Мачты кораблей в Севастопольской бухте пестрели разноцветными флагами. На одних еще оставались Андреевские флаги, на других – красные, на третьих – «жовто-блакитные» флаги «самостийников», на четвертых – черные знамена анархистов. Становилось понятно, что как боевая сила Черноморский флот перестал существовать…
На улицах Севастополя повсюду развевались национальные флаги, но перевернутые красной полосой кверху. Не успела лодка подойти к пирсу в Южной бухте, как куча новостей посыпалась на экипаж. Эти революционные новости были непонятными, а часто и странными. Каждая такая «революционная» новость больно колола сознание лейтенанта Петра Петровича Ярышкина… Побывав на берегу и наслушавшись особо ярых агитаторов, среди которых в те дни особенно выделялся своими ораторскими способностями матрос 2-й статьи Федор Баткин, матросы «Кашалота» тут же начали митинговать и откровенно пренебрегать службой.
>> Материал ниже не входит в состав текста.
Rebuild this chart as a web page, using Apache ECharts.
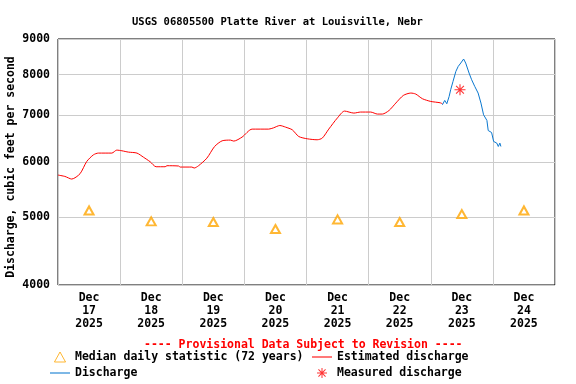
<!DOCTYPE html>
<html>
<head>
<meta charset="utf-8">
<script src="https://cdn.jsdelivr.net/npm/echarts@6/dist/echarts.min.js"></script>
<style>html,body{margin:0;padding:0;background:#fff}#c{width:576px;height:384px}</style>
</head>
<body>
<div id="c"></div>
<script>
// hours since Dec 17 2025 00:00
const dayLabels = ['Dec\n17\n2025','Dec\n18\n2025','Dec\n19\n2025','Dec\n20\n2025','Dec\n21\n2025','Dec\n22\n2025','Dec\n23\n2025','Dec\n24\n2025'];
const labelHours = [12,36,60,84,108,132,156,180];
const yTicks = [4000,5000,6000,7000,8000,9000];

const estHours = [0,2.7,5.3,8.5,11.1,13.7,15.6,20.8,22.7,24.7,27.2,30.5,33.0,35.6,37.9,41.4,42.1,46.6,47.2,51.7,52.6,54.3,57.5,60.5,63.4,66.6,67.9,71.1,75.0,81.4,83.3,85.7,87.9,90.5,93.0,96.3,100.1,102.1,104.6,107.9,110.7,114.3,116.9,120.8,123.4,125.3,127.9,130.5,133.4,136.3,138.2,140.8,144.0,147.6,148.5];
const estValues = [5747,5721,5672,5772,6010,6144,6179,6179,6240,6226,6199,6179,6096,6005,5907,5907,5927,5921,5901,5901,5882,5927,6076,6315,6434,6449,6428,6513,6687,6687,6716,6767,6731,6672,6526,6477,6456,6492,6687,6935,7097,7050,7074,7074,7027,7027,7111,7286,7472,7531,7506,7391,7326,7294,7270];

const qHours = [148.5,149.4,150.2,151.1,151.7,152.6,153.7,154.6,155.6,156.7,157.5,158.8,159.8,161.0,162.3,163.4,164.4,165.7,166.2,167.5,168.3,169.5,170.1,170.7,171.1];
const qValues = [7246,7350,7270,7447,7614,7825,8088,8222,8314,8425,8314,8045,7869,7697,7531,7286,7011,6881,6656,6613,6420,6386,6315,6386,6315];

const medianHours = [12,36,60,84,108,132,156,180];
const medianValues = [5114,4933,4923,4811,4965,4923,5054,5114];

const measuredHours = [155.3];
const measuredValues = [7614];

const zip = (a,b) => a.map((v,i)=>[v,b[i]]);
const F = "'DejaVu Sans Mono', monospace";
const asterisk = 'path://M-5,-0.5H5V0.5H-5Z M-0.5,-5H0.5V5H-0.5Z M-3.9,-3.2L-3.2,-3.9L3.9,3.2L3.2,3.9Z M-3.9,3.2L3.2,-3.9L3.9,-3.2L-3.2,3.9Z';
const lineIcon = 'path://M0,0H19V1H0Z';
const triIcon = 'path://M5,0L10,9H0Z';
const legendText = {fontFamily:F, fontWeight:'bold', fontSize:11.5, color:'#000', lineHeight:12};

const chart = echarts.init(document.getElementById('c'), null, {renderer:'canvas'});
chart.setOption({
  animation:false,
  backgroundColor:'#fff',
  title:[
    {text:'USGS 06805500 Platte River at Louisville, Nebr', left:127, top:12,
     textStyle:{fontFamily:F, fontWeight:'bold', fontSize:10.5, color:'#000'}},
    {text:'---- Provisional Data Subject to Revision ----', left:139, top:334,
     textStyle:{fontFamily:F, fontWeight:'bold', fontSize:11.5, color:'#ff0000'}}
  ],
  grid:{left:58, right:21, top:39, bottom:99, containLabel:false, outerBoundsMode:'none',
    show:true, borderColor:'#000', borderWidth:1, backgroundColor:'transparent'},
  xAxis:{type:'value', min:0, max:192, interval:24,
    axisLine:{show:false}, axisTick:{show:false},
    splitLine:{show:true, lineStyle:{color:'#cccccc', width:1}},
    axisLabel:{customValues:labelHours, margin:7, lineHeight:13,
      fontFamily:F, fontWeight:'bold', fontSize:11.5, color:'#000',
      formatter:(v)=>dayLabels[labelHours.indexOf(v)]}},
  yAxis:{type:'log', logBase:10, min:4000, max:9000,
    name:'Discharge, cubic feet per second', nameLocation:'middle', nameGap:41, nameMoveOverlap:false,
    nameTextStyle:{fontFamily:F, fontWeight:'bold', fontSize:11.5, color:'#000', padding:[0,10,0,0]},
    axisLine:{show:false},
    axisTick:{show:false, customValues:yTicks},
    splitLine:{show:true, lineStyle:{color:'#cccccc', width:1}},
    axisLabel:{customValues:yTicks, margin:8, fontFamily:F, fontWeight:'bold', fontSize:11.5, color:'#000',
      formatter:(v)=>String(Math.round(v))}},
  legend:[
    {left:50, top:351, orient:'vertical', itemWidth:20, itemHeight:10, itemGap:4, padding:0,
     textStyle:legendText,
     data:[
       {name:'Median daily statistic (72 years)', icon:triIcon,
        itemStyle:{color:'#fff', borderColor:'#ffa500', borderWidth:1}},
       {name:'Discharge', icon:lineIcon}
     ]},
    {left:312, top:351, orient:'vertical', itemWidth:20, itemHeight:10, itemGap:4, padding:0,
     textStyle:legendText,
     data:[
       {name:'Estimated discharge', icon:lineIcon},
       {name:'Measured discharge', icon:asterisk}
     ]}
  ],
  series:[
    {name:'Estimated discharge', type:'line', data:zip(estHours, estValues), symbol:'none', smooth:0.25,
     lineStyle:{color:'#ff0000', width:1}, itemStyle:{color:'#ff0000'}},
    {name:'Discharge', type:'line', data:zip(qHours, qValues), symbol:'none',
     lineStyle:{color:'#0a78d0', width:1}, itemStyle:{color:'#0a78d0'}},
    {name:'Median daily statistic (72 years)', type:'scatter', data:zip(medianHours, medianValues),
     symbol:'emptyTriangle', symbolSize:[9,8], itemStyle:{color:'#ffa500', borderWidth:1}},
    {name:'Measured discharge', type:'scatter', data:zip(measuredHours, measuredValues),
     symbol:asterisk, symbolSize:11, itemStyle:{color:'#ff0000'}}
  ]
});
</script>
</body>
</html>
О матросе Баткине следует сказать особо. Несколько месяцев 1917 года имя Баткина неизменно упоминалось в севастопольских газетах в заметках о митингах и съездах. Где бы он ни выступал, слушатели восторженно рукоплескали популярному оратору. Матрос 2-й статьи Федор Исаакович (Эфроим Ицкович) Баткин безупречно владел революционной демагогией, хотя о морской службе знал лишь понаслышке. Позже А.И. Деникин в своих воспоминаниях писал: «Матрос 2-й статьи Федор Баткин по происхождению – еврей, по партийной принадлежности – эсер, по ремеслу – агитатор. В первые дни революции поступил добровольцем в Черноморский флот, через два-три дня был выбран в комитет, а еще через несколько дней ехал в Петроград в составе так называемой Черноморской делегации. С тех пор в столицах – на всевозможных съездах и собраниях, на фронте – на солдатских митингах раздавались речи Баткина». Рассказывают, что по популярности Ф. Баткин конкурировал с самим А. Керенским.
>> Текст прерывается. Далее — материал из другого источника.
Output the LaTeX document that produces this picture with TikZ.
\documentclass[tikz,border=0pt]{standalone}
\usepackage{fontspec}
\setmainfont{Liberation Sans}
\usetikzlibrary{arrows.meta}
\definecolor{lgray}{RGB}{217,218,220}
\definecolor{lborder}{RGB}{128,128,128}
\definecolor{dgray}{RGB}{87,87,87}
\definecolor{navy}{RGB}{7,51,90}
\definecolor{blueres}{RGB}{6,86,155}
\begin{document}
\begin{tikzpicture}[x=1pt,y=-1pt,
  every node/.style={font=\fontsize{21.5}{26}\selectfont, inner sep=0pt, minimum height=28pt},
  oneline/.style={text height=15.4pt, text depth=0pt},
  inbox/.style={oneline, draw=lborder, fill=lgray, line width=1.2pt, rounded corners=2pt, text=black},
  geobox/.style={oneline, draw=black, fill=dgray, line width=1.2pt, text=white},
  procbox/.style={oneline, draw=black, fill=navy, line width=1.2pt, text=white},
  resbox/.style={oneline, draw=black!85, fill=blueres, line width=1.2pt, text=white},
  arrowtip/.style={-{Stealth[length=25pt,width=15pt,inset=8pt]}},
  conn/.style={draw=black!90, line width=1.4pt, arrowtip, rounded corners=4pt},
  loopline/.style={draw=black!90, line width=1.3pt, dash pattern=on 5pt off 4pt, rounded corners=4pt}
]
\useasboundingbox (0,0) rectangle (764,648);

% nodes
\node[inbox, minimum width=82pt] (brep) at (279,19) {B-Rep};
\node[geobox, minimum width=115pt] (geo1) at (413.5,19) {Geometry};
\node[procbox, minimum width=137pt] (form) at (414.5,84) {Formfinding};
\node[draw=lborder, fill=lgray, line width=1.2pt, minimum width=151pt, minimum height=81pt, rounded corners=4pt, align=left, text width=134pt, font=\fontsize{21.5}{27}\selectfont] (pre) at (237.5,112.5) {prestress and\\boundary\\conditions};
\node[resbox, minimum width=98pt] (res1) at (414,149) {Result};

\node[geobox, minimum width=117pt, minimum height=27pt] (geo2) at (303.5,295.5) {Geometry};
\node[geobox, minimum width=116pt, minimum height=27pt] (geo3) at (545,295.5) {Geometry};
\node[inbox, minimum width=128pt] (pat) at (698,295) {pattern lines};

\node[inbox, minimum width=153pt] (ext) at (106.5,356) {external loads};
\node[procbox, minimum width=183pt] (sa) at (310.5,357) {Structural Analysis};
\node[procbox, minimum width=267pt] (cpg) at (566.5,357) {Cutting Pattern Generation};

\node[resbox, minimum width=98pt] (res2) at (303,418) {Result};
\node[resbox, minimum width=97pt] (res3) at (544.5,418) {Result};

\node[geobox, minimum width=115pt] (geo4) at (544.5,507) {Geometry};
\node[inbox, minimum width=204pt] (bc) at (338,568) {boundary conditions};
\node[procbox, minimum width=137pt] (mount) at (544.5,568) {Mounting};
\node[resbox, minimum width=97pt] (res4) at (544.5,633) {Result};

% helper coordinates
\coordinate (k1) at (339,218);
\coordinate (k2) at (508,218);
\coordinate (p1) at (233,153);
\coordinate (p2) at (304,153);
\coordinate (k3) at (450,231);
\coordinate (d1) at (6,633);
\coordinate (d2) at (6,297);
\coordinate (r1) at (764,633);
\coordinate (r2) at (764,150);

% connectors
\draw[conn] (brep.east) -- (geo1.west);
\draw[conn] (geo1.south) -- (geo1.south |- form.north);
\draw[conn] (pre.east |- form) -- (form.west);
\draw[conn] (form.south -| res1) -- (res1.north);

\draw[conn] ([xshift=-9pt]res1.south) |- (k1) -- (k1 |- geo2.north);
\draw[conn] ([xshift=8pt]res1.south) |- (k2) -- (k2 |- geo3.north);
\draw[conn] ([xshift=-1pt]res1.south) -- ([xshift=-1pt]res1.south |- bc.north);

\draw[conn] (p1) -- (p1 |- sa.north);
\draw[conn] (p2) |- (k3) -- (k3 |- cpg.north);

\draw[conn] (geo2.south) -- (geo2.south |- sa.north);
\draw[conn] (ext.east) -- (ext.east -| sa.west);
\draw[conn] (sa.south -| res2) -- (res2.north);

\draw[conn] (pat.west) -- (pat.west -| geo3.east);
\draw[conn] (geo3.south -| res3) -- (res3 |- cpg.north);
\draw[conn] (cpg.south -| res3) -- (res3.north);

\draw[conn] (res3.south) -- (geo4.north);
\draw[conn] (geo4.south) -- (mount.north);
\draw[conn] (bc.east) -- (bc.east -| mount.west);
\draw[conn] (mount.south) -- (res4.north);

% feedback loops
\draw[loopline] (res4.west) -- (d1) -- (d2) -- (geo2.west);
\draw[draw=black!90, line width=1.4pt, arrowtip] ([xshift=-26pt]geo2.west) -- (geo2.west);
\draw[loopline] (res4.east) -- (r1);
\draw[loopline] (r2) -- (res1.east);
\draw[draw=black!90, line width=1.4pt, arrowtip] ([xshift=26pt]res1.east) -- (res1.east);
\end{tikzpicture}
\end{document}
Экипаж «Кашалота» быстро избрал судовой комитет в составе нескольких унтер-офицеров и наиболее горластых матросов. Комитет начал активно вмешиваться во все дела, вплоть до руководства службой. Требования и увещевания со стороны офицеров, приводили к конфликтам, в которых виновными всегда оказывались офицеры. С другой стороны, судовой комитет, состоявший из нижних чинов, всякое нарушение дисциплины и неповиновение со стороны матросов оставлял безнаказанным.
Командующий Черноморским флотом вице-адмирал А.В. Колчак, понимая, что коллективное матросское руководство не может принести никаких разумных решений по руководству боевыми кораблями, с гневом восклицал: «Что такое демократия? Это развращенная народная масса, желающая власти. Власть не может принадлежать массам… каждый практический политический деятель знает, что решение двух людей всегда хуже одного… наконец, уже 20–30 человек не могут вынести никаких разумных решений, кроме глупостей» и еще: «Демократия не выносит хронически превосходства, ее идеал – равенство тупого идиота с образованным развитым человеком».
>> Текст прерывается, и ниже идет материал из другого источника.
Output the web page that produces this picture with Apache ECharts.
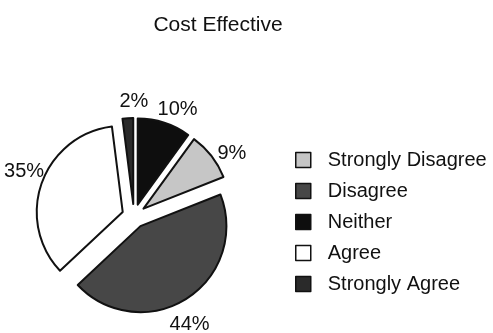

Команда «Кашалота», вкусившая «прелесть» свободы и чувствуя полную безнаказанность, становилась все более распущенной. Огромных усилий стоило офицерам «Кашалота», и в первую очередь командиру, старшему лейтенанту Петру Константиновичу Столице, чтобы подводная лодка оставалась боеспособным кораблем.
После возвращения с моря «Кашалота» ее экипаж на основании приказа командующего флотом вице-адмирала Колчака присягнул на верность Временному Правительству.
Лейтенант Петр Петрович Ярышкин внимательно вчитывался в текст Присяги:
«Клянусь честью офицера (солдата) и гражданина и обещаюсь перед Богом и своей совестью быть верным и неизменно преданным Российскому Государству как своему Отечеству.
Клянусь служить ему до последней капли крови, всемерно способствуя славе процветанию Русского Государства.
Обязуюсь повиноваться Временному Правительству, ныне возглавляющему Российское Государство, впредь до установления образа правления волею народа при посредстве Учредительного Собрания.
Возложенный на меня долг службы буду выполнять с полным напряжением сил, имея в помыслах исключительно пользу Государства и не щадя жизни ради блага Отечества.
Клянусь повиноваться всем поставленным надо мной начальникам, чиня им полное послушание во всех случаях, когда это требует мой долг офицера (солдата) и гражданина перед Отечеством.
Клянусь быть честным, добросовестным, храбрым офицером (солдатом) и не нарушать своей клятвы из-за корысти, родства, дружбы и вражды…
В заключении данной мною клятвы нижеподписуюсь…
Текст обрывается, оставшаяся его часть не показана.